• [EXERCISE REQUIREMENTS] Quote only the span from the first line of the entries to the line containing "draw, fill=mylightgreen, minimum", both ends kept. Leave every picture out.

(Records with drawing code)
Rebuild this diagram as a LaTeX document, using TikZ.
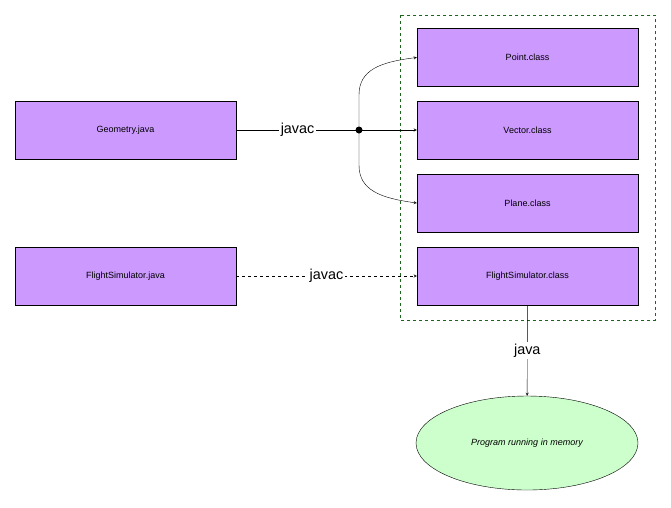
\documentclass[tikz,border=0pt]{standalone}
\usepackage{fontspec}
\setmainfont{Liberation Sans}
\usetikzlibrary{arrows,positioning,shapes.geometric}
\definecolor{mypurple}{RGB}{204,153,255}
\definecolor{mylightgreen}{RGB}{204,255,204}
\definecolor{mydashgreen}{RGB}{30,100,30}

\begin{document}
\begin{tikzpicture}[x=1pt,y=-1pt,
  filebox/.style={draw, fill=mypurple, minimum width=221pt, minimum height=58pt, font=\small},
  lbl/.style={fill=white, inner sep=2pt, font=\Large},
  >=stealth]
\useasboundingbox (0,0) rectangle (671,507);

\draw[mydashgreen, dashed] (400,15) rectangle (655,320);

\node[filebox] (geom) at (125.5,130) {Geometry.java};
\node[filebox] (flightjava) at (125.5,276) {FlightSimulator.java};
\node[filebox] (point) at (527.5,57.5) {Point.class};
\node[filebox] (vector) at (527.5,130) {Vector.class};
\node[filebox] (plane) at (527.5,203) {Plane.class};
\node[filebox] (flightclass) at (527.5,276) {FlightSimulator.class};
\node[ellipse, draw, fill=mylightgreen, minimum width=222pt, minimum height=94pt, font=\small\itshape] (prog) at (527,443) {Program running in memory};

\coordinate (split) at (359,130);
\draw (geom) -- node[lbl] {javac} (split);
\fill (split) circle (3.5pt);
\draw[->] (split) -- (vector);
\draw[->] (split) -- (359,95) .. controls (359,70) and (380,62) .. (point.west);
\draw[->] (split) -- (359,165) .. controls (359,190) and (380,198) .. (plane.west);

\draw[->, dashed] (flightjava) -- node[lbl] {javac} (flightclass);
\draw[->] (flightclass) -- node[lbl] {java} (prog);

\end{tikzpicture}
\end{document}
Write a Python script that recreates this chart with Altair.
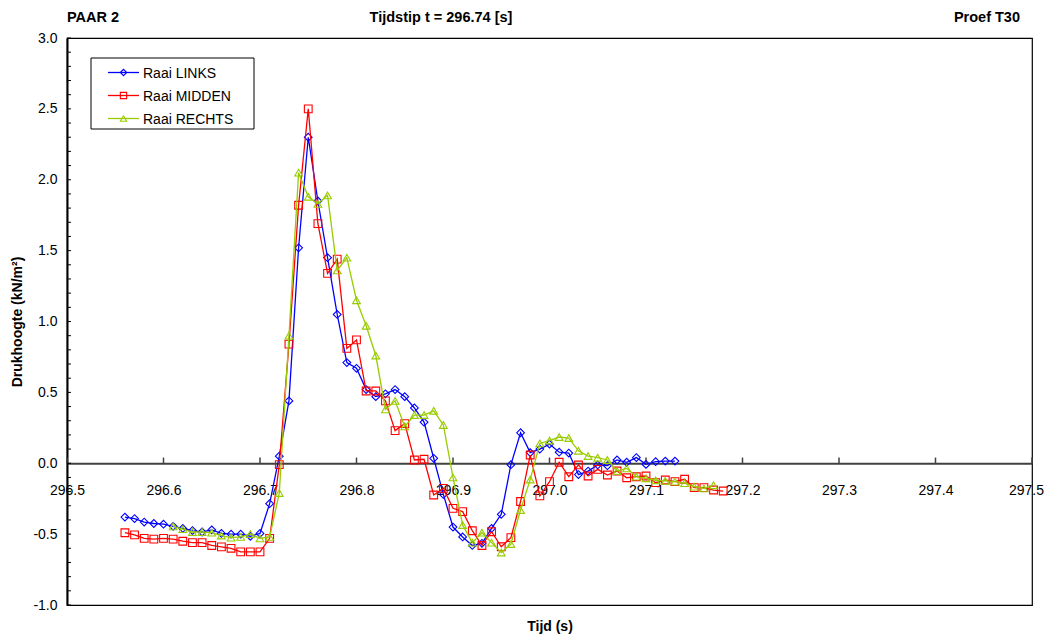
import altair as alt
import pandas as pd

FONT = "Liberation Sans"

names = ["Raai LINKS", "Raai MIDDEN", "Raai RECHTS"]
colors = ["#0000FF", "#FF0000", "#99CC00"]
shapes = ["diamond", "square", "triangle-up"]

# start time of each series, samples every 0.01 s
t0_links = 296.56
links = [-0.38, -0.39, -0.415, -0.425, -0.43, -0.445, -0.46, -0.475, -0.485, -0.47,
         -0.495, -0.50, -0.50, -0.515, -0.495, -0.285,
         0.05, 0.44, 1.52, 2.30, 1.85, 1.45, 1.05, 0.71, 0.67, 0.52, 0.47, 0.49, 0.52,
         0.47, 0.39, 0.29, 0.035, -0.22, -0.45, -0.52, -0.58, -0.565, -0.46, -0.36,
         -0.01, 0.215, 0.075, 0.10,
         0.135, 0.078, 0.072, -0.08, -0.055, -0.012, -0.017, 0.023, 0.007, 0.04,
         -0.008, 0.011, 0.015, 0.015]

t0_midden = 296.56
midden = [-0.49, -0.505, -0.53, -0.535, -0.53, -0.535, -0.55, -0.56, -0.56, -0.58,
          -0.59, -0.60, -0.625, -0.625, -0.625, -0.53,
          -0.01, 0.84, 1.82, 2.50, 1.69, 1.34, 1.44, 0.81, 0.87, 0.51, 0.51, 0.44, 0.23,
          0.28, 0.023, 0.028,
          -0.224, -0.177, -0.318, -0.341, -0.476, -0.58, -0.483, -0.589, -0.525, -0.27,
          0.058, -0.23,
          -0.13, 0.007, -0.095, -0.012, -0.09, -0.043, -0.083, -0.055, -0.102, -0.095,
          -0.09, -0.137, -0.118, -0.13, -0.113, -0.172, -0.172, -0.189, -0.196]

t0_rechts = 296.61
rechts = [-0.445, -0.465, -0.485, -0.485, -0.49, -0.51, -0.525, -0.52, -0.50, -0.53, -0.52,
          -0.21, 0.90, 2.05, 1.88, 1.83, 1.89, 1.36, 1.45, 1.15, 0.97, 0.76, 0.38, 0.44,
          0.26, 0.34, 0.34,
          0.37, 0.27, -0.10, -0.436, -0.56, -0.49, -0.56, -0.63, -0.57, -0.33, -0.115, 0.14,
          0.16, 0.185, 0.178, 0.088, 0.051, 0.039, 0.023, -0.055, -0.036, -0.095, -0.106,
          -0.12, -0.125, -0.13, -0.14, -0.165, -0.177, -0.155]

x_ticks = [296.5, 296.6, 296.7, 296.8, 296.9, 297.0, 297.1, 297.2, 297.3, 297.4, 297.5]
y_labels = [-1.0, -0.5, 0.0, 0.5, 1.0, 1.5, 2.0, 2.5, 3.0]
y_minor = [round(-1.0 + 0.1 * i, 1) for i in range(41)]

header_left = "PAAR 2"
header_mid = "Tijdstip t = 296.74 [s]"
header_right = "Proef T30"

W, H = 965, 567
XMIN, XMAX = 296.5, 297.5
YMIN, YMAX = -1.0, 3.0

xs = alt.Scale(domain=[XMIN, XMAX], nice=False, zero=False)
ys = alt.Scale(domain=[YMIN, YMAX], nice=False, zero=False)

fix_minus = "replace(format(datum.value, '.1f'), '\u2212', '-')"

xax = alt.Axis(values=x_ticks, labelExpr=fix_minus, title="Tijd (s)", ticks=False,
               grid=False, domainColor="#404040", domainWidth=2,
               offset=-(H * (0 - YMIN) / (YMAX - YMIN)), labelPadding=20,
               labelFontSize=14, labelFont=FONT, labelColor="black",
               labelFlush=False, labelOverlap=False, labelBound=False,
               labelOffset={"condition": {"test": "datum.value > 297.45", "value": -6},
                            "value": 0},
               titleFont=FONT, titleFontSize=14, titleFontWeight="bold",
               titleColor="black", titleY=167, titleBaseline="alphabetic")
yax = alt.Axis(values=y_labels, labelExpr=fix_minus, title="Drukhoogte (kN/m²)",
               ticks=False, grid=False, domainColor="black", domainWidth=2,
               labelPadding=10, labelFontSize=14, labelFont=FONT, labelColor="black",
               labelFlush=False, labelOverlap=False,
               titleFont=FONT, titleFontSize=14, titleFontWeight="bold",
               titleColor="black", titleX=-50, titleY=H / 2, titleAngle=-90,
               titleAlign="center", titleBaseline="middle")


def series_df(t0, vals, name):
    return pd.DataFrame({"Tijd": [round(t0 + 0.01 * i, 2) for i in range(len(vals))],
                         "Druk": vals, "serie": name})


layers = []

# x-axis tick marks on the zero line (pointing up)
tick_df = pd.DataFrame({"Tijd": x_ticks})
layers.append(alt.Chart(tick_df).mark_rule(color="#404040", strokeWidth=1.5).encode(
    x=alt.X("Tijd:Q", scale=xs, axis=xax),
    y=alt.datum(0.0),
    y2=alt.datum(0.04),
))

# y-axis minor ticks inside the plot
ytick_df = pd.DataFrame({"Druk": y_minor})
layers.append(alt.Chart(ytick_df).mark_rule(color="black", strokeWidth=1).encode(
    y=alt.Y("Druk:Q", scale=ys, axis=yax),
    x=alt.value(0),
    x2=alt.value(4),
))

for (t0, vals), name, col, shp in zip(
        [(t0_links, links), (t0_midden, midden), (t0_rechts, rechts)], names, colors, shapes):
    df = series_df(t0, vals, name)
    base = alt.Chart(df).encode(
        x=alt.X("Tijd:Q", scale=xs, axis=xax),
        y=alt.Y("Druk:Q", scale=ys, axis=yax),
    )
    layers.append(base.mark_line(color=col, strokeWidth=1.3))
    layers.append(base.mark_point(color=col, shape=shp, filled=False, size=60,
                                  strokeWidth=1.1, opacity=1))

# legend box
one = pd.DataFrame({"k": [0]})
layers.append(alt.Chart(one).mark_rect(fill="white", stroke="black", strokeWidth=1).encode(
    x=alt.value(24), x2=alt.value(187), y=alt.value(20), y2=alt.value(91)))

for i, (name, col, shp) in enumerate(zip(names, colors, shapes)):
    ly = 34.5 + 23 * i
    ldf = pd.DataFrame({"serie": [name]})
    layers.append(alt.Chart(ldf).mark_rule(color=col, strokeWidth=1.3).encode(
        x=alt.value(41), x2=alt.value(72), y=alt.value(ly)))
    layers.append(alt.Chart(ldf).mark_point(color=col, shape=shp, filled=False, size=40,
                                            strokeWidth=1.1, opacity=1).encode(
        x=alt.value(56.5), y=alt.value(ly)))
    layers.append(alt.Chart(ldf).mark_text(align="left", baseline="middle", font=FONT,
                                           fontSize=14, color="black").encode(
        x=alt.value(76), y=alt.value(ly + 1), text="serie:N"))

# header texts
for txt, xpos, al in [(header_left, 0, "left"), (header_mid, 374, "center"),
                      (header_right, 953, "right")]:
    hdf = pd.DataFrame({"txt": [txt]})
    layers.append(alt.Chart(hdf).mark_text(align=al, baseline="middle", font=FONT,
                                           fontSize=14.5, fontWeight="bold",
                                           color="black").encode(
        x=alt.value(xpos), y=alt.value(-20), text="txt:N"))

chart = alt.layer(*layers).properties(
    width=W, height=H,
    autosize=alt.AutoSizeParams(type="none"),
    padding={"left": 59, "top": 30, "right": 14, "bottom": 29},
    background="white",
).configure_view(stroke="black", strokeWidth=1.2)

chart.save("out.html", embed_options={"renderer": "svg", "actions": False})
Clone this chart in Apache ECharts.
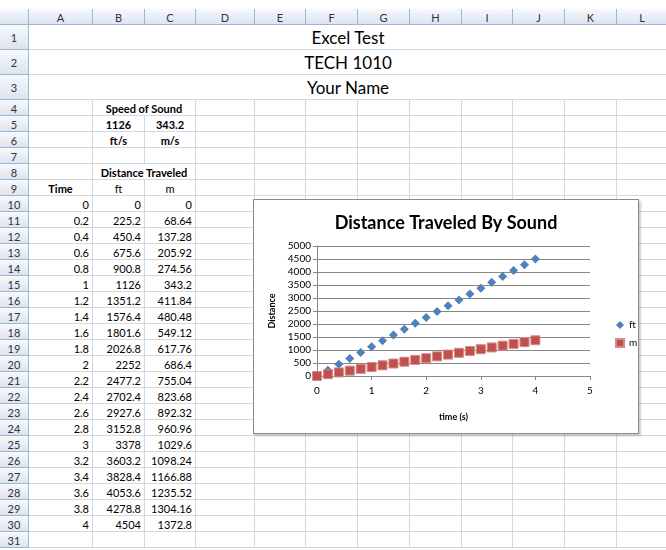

• [EXERCISE RESPONSE]
Rebuild this diagram as a LaTeX document, using TikZ.
\documentclass[tikz,border=0pt]{standalone}
\usepackage{fontspec}
\setmainfont{Liberation Sans}
\usetikzlibrary{arrows,positioning,shapes.geometric}
\definecolor{mypurple}{RGB}{204,153,255}
\definecolor{mylightgreen}{RGB}{204,255,204}
\definecolor{mydashgreen}{RGB}{30,100,30}

\begin{document}
\begin{tikzpicture}[x=1pt,y=-1pt,
  filebox/.style={draw, fill=mypurple, minimum width=221pt, minimum height=58pt, font=\small},
  lbl/.style={fill=white, inner sep=2pt, font=\Large},
  >=stealth]
\useasboundingbox (0,0) rectangle (671,507);

\draw[mydashgreen, dashed] (400,15) rectangle (655,320);

\node[filebox] (geom) at (125.5,130) {Geometry.java};
\node[filebox] (flightjava) at (125.5,276) {FlightSimulator.java};
\node[filebox] (point) at (527.5,57.5) {Point.class};
\node[filebox] (vector) at (527.5,130) {Vector.class};
\node[filebox] (plane) at (527.5,203) {Plane.class};
\node[filebox] (flightclass) at (527.5,276) {FlightSimulator.class};
\node[ellipse, draw, fill=mylightgreen, minimum width=222pt, minimum height=94pt, font=\small\itshape] (prog) at (527,443) {Program running in memory};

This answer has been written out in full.